Prahlada turned to a practical anxiety: "Must I abandon my station to advance spiritually?" His answer was firm: "No. Align your station with your nature and offer it." He framed nature (svabhava) as the grain of wood—plane with it, and the board smooths; plane against it, and splinters fly. "When you work with your grain and offer it, effort feels purposeful and less ego-laden," he said.

He outlined natural archetypes not to box people but to help them recognize inclination: contemplatives who love study and counsel; protectors who lead and defend; providers who trade and cultivate; supporters who serve and stabilize. "Each lane matters," he insisted. "A kingdom starves without providers, collapses without protectors, wanders without teachers, and falters without supporters." The hierarchy was of consciousness, not occupation.

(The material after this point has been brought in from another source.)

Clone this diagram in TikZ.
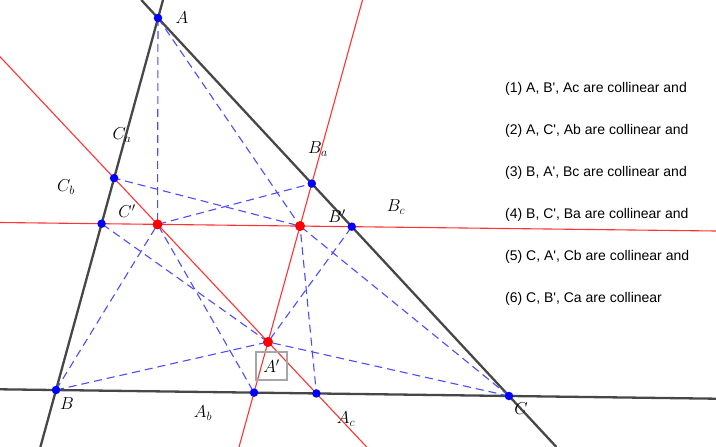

Prahlada warned against romanticizing another's path. "A farmer who envies a king may neglect fields; a king who envies a hermit may abandon subjects." He urged discernment over imitation. "Ask: What work absorbs me without degrading me? What service benefits others and keeps me remembering the Supreme?" These questions, he said, reveal one's proper duty (svadharma) more reliably than social pressure.

He addressed occupational ego. "Roles are uniforms, not identity," he said. "Wear them to serve, then hang them at day’s end in your heart." A teacher who hoards knowledge for prestige obstructs; a merchant who shares profit in gratitude advances. The critical variable is offering: "If the fruit goes to you, the work binds. If the fruit goes to the Lord, the same work liberates."

Prahlada provided practical methods to sacralize work: begin tasks with a brief invocation; set an internal intention to please the Supreme; pause midday to remember; dedicate outcomes nightly regardless of profit or loss. He suggested integrating kirtan or mantra softly during repetitive work to thread remembrance through labor.

He cautioned against misusing "nature" to excuse vice. "To say, 'It is my nature to anger or to lust' is to mistake conditioning for essence," he said. Nature guides role selection, not indulgence. Duties should stretch but not snap one's capacity, gradually refining tendencies. "If leadership makes you proud, lead and offer the pride to be burned away. If business makes you grasp, trade and offer the grasping," he advised.

On social structure, he insisted on permeability and compassion. "Natural divisions are for function, not oppression. Provide education to all so latent natures can surface. Allow movement when nature and role misalign." He condemned hereditary rigidity that traps souls in ill-fitting roles, calling it a distortion of dharma.

Prahlada also addressed transition. "Lives change. A warrior may become contemplative with age; a merchant may feel called to teach after losses. Listen regularly to your inner grain." Periodic retreats for reflection help recalibrate duties to current nature. He urged elders to bless such shifts rather than shame them.

The chapter's heart: spiritual progress is not about abandoning action but purifying intention within appropriate action. When duties align with nature and are offered, work becomes yoga. "Plow, judge, trade, cook—let each be a hymn," Prahlada said. "Then society functions and the soul advances together."